● **Problem to work on**: Reproduce the listing below exactly. Pictures do not belong in the copy.

● **Data for processing**:

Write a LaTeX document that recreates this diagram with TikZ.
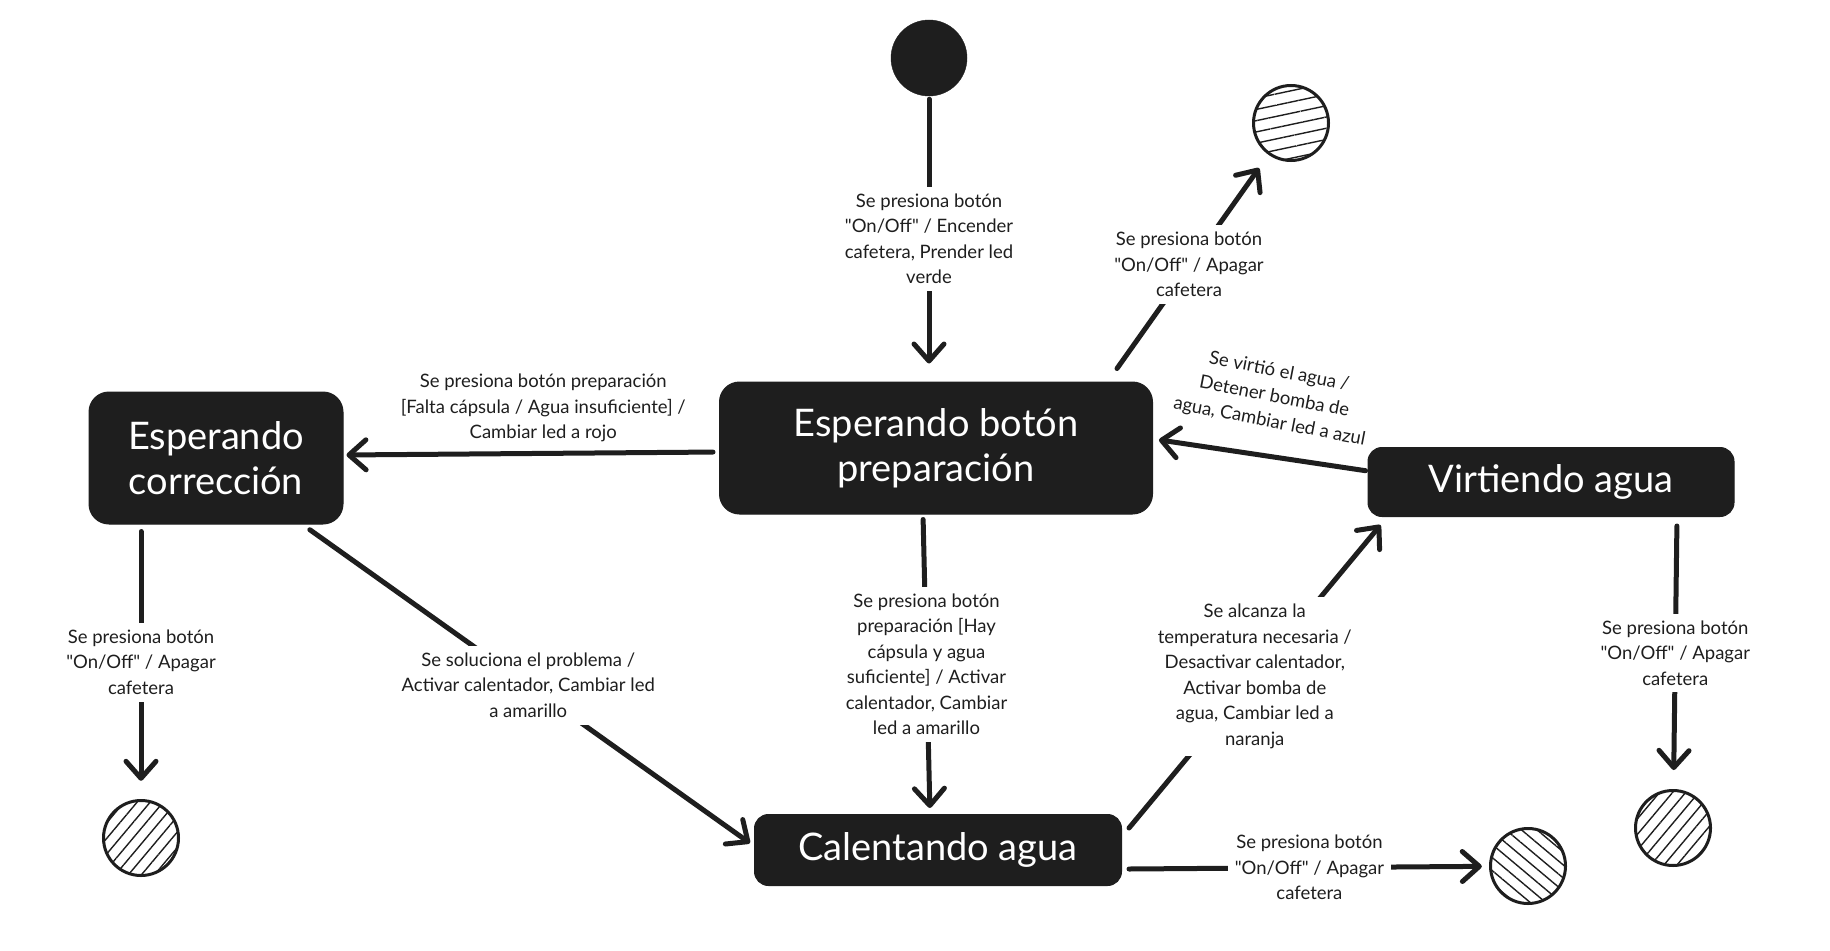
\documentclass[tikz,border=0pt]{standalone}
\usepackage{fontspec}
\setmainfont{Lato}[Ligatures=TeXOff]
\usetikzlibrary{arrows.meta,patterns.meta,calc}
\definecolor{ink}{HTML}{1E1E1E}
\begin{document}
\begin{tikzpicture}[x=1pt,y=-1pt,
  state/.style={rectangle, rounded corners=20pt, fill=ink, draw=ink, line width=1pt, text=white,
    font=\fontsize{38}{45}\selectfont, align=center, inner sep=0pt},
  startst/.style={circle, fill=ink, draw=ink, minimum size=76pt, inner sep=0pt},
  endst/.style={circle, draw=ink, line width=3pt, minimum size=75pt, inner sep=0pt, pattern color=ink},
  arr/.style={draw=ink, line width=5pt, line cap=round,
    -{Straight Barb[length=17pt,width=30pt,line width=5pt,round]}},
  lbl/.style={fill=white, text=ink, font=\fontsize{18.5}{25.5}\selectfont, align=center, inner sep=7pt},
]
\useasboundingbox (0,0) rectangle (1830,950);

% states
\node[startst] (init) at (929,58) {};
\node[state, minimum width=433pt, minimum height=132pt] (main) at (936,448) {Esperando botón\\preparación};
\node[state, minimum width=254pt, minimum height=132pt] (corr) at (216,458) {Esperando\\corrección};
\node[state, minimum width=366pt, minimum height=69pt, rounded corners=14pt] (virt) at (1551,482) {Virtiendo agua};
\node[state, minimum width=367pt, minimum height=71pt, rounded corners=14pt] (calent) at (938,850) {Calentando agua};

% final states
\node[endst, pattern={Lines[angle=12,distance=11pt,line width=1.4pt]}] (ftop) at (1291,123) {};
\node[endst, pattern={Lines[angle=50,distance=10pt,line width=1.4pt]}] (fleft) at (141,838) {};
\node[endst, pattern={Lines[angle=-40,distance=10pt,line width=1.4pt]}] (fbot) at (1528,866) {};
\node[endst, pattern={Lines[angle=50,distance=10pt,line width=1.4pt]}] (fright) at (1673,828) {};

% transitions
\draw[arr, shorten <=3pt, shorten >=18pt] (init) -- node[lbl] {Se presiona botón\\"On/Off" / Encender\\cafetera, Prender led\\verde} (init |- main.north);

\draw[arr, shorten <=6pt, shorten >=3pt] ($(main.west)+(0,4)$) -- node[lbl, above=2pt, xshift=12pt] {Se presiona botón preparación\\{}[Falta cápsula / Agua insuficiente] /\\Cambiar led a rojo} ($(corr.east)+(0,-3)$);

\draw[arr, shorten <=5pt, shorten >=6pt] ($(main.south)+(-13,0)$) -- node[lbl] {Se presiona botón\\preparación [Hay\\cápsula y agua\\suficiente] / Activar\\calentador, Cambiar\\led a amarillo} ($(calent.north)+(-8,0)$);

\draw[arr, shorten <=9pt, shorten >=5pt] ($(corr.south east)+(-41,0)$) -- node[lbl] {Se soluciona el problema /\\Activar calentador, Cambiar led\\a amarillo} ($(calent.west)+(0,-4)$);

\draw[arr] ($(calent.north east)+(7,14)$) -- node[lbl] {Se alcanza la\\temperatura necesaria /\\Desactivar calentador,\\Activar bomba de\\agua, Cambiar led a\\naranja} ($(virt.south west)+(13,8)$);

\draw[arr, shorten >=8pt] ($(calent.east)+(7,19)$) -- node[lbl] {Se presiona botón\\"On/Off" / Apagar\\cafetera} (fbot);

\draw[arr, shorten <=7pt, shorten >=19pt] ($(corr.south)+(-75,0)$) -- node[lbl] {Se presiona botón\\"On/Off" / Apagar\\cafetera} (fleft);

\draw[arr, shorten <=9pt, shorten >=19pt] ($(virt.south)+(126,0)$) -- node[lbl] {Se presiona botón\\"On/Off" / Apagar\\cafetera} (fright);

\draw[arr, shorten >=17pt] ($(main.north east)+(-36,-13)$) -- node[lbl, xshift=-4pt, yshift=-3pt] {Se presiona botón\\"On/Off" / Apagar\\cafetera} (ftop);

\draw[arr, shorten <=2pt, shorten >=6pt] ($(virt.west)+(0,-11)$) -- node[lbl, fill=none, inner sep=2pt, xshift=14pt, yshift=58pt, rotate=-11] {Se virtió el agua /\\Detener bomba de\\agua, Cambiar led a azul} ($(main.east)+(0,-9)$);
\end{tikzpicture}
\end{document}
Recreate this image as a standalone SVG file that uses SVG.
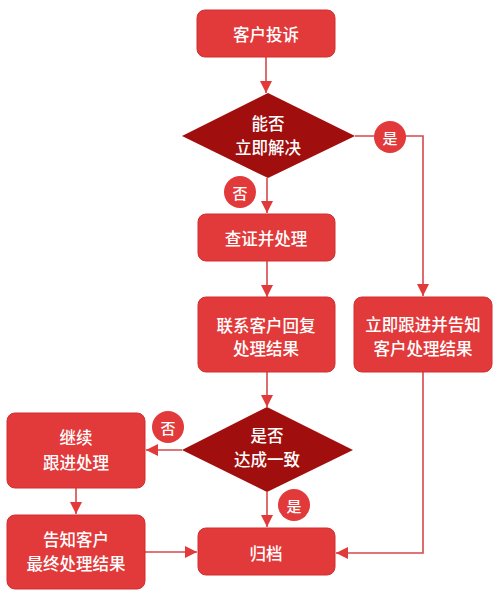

● **Task answer**:
Write a LaTeX document that recreates this diagram with TikZ.
\documentclass[tikz,border=0pt]{standalone}
\usepackage{fontspec}
\setmainfont{Lato}[Ligatures=TeXOff]
\usetikzlibrary{arrows.meta,patterns.meta,calc}
\definecolor{ink}{HTML}{1E1E1E}
\begin{document}
\begin{tikzpicture}[x=1pt,y=-1pt,
  state/.style={rectangle, rounded corners=20pt, fill=ink, draw=ink, line width=1pt, text=white,
    font=\fontsize{38}{45}\selectfont, align=center, inner sep=0pt},
  startst/.style={circle, fill=ink, draw=ink, minimum size=76pt, inner sep=0pt},
  endst/.style={circle, draw=ink, line width=3pt, minimum size=75pt, inner sep=0pt, pattern color=ink},
  arr/.style={draw=ink, line width=5pt, line cap=round,
    -{Straight Barb[length=17pt,width=30pt,line width=5pt,round]}},
  lbl/.style={fill=white, text=ink, font=\fontsize{18.5}{25.5}\selectfont, align=center, inner sep=7pt},
]
\useasboundingbox (0,0) rectangle (1830,950);

% states
\node[startst] (init) at (929,58) {};
\node[state, minimum width=433pt, minimum height=132pt] (main) at (936,448) {Esperando botón\\preparación};
\node[state, minimum width=254pt, minimum height=132pt] (corr) at (216,458) {Esperando\\corrección};
\node[state, minimum width=366pt, minimum height=69pt, rounded corners=14pt] (virt) at (1551,482) {Virtiendo agua};
\node[state, minimum width=367pt, minimum height=71pt, rounded corners=14pt] (calent) at (938,850) {Calentando agua};

% final states
\node[endst, pattern={Lines[angle=12,distance=11pt,line width=1.4pt]}] (ftop) at (1291,123) {};
\node[endst, pattern={Lines[angle=50,distance=10pt,line width=1.4pt]}] (fleft) at (141,838) {};
\node[endst, pattern={Lines[angle=-40,distance=10pt,line width=1.4pt]}] (fbot) at (1528,866) {};
\node[endst, pattern={Lines[angle=50,distance=10pt,line width=1.4pt]}] (fright) at (1673,828) {};

% transitions
\draw[arr, shorten <=3pt, shorten >=18pt] (init) -- node[lbl] {Se presiona botón\\"On/Off" / Encender\\cafetera, Prender led\\verde} (init |- main.north);

\draw[arr, shorten <=6pt, shorten >=3pt] ($(main.west)+(0,4)$) -- node[lbl, above=2pt, xshift=12pt] {Se presiona botón preparación\\{}[Falta cápsula / Agua insuficiente] /\\Cambiar led a rojo} ($(corr.east)+(0,-3)$);

\draw[arr, shorten <=5pt, shorten >=6pt] ($(main.south)+(-13,0)$) -- node[lbl] {Se presiona botón\\preparación [Hay\\cápsula y agua\\suficiente] / Activar\\calentador, Cambiar\\led a amarillo} ($(calent.north)+(-8,0)$);

\draw[arr, shorten <=9pt, shorten >=5pt] ($(corr.south east)+(-41,0)$) -- node[lbl] {Se soluciona el problema /\\Activar calentador, Cambiar led\\a amarillo} ($(calent.west)+(0,-4)$);

\draw[arr] ($(calent.north east)+(7,14)$) -- node[lbl] {Se alcanza la\\temperatura necesaria /\\Desactivar calentador,\\Activar bomba de\\agua, Cambiar led a\\naranja} ($(virt.south west)+(13,8)$);

\draw[arr, shorten >=8pt] ($(calent.east)+(7,19)$) -- node[lbl] {Se presiona botón\\"On/Off" / Apagar\\cafetera} (fbot);

\draw[arr, shorten <=7pt, shorten >=19pt] ($(corr.south)+(-75,0)$) -- node[lbl] {Se presiona botón\\"On/Off" / Apagar\\cafetera} (fleft);

\draw[arr, shorten <=9pt, shorten >=19pt] ($(virt.south)+(126,0)$) -- node[lbl] {Se presiona botón\\"On/Off" / Apagar\\cafetera} (fright);

\draw[arr, shorten >=17pt] ($(main.north east)+(-36,-13)$) -- node[lbl, xshift=-4pt, yshift=-3pt] {Se presiona botón\\"On/Off" / Apagar\\cafetera} (ftop);

\draw[arr, shorten <=2pt, shorten >=6pt] ($(virt.west)+(0,-11)$) -- node[lbl, fill=none, inner sep=2pt, xshift=14pt, yshift=58pt, rotate=-11] {Se virtió el agua /\\Detener bomba de\\agua, Cambiar led a azul} ($(main.east)+(0,-9)$);
\end{tikzpicture}
\end{document}
Recreate this image as a standalone SVG file that uses SVG.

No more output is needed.